Ice Control for cold Environments
The program aims to address extreme cold weather challenges for the DoD by developing biologically inspired solutions to control ice formation, growth, and adhesion. The Soil Microbiology laboratory at CRREL characterized bacterial isolates from cold regions to evaluate potential for bioproduction and ice control.
Funded by the Defense Advanced Research Projects Agency
Thermal High-voltage Ocean-penetrator Research platform

The goal of this project was to develop an instrument capable of penetrating ice and autonomously detecting life in ocean environments on ocean worlds. The project was originally planned to take place on the Matanuska glacier (Alaska, USA). Due to COVID-19 delays, fieldwork took place at Mt. St. Helens (Washington, USA) where the team investigated the biogeochemical and microbiological effects of glacial and hot spring water mixing while testing life detection tools.

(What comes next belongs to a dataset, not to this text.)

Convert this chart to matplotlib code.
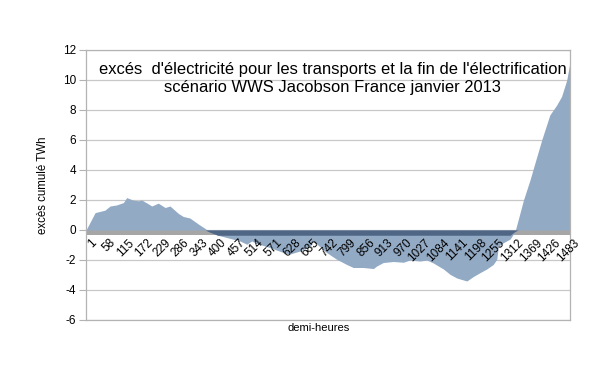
import numpy as np
import matplotlib
matplotlib.use("Agg")
import matplotlib.pyplot as plt

plt.rcParams['font.family'] = ['Liberation Sans', 'DejaVu Sans']

# demi-heure (index) et excès cumulé (TWh)
demi_heures = [1, 29, 59, 75, 95, 116, 126, 146, 162, 172, 192, 203, 223, 244, 259,
               285, 300, 320, 346, 367, 382, 406, 433, 474, 495, 510, 525, 556, 582,
               607, 628, 658, 689, 699, 740, 771, 802, 822, 853, 884, 894, 914, 945,
               976, 996, 1027, 1048, 1068, 1099, 1119, 1140, 1171, 1191, 1211, 1232,
               1252, 1263, 1268, 1283, 1304, 1319, 1329, 1345, 1365, 1380, 1401, 1426,
               1447, 1462, 1478, 1488]
exces = [0.0, 1.16, 1.32, 1.6, 1.67, 1.83, 2.16, 1.99, 1.95, 2.0, 1.75, 1.6, 1.79, 1.5, 1.6,
         1.1, 0.9, 0.8, 0.4, 0.1, -0.15, -0.35, -0.5, -0.73, -0.95, -0.73, -0.9, -1.1, -1.3,
         -1.5, -1.6, -1.4, -1.1, -0.73, -1.5, -1.95, -2.3, -2.5, -2.5, -2.57, -2.4, -2.17, -2.1,
         -2.15, -2.0, -2.07, -2.0, -2.2, -2.6, -2.95, -3.2, -3.4, -3.1, -2.85, -2.6,
         -2.3, -1.95, -1.07, -0.85, -0.6, -0.1, 0.7, 2.0, 3.33, 4.45, 6.0, 7.67,
         8.33, 8.9, 10.0, 11.2]

tick_labels = list(range(1, 1484, 57))
y_ticks = list(range(-6, 13, 2))

titre = ("excés  d'électricité pour les transports et la fin de l'électrification\n"
         "scénario WWS Jacobson France janvier 2013")

x = np.array(demi_heures, dtype=float)
y = np.array(exces)

fig = plt.figure(figsize=(6.01, 3.80), dpi=100)
ax = fig.add_axes([86/601, 1-320/380, 484/601, 270/380])

ax.set_xlim(1, 1488)
ax.set_ylim(-6, 12)

# grille
for v in y_ticks:
    ax.axhline(v, color='#c8c8c8', lw=0.9, zorder=0)

# bande grise de l'axe
band = 0.35
ax.axhspan(-band, 0, color='#a6a6a6', lw=0, zorder=1)

# aire
ax.fill_between(x, 0, y, color='#93aac5', lw=0, zorder=2)
ax.fill_between(x, 0, np.maximum(np.minimum(y, 0), -band), color='#4f6684', lw=0, zorder=3)

for s in ax.spines.values():
    s.set_color('#b3b3b3')
    s.set_linewidth(0.9)

ax.set_yticks(y_ticks)
ax.set_yticklabels([str(v) for v in y_ticks], fontsize=8.5)
ax.tick_params(axis='y', direction='out', length=5, color='#b3b3b3', pad=2)
ax.set_xticks([])

for t in tick_labels:
    ax.text(t + 14, -band - 0.1, str(t), rotation=45, ha='right', va='top',
            rotation_mode='anchor', fontsize=8.5, zorder=5)

ax.set_ylabel('excès cumulé TWh', fontsize=8.3, labelpad=10)
ax.set_xlabel('demi-heures', fontsize=8, labelpad=0)
ax.xaxis.set_label_coords(0.48, -0.01)

ax.text(0.51, 0.955, titre, transform=ax.transAxes, ha='center', va='top',
        fontsize=11.9, linespacing=1.2, zorder=6)

fig.savefig('out.png', dpi=100)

Funded by NASA’s Planetary Science and Technology from Analog Research (PSTAR) program
Significance of Ice-loss to Landscapes in the Arctic

In a warming Arctic, new landscapes are exposed and extant ecosystems become hydrological disconnected from ice sheet meltwater. Over two melt seasons, we characterized the ecosystems associated with supraglacial, subglacial, periglacial, and deglaciated watersheds in Western Greenland. Improving understanding of how climatic and environmental change affects weathering reactions, stream solute composition, and biological communities in the Arctic is a primary goal of the SILA project.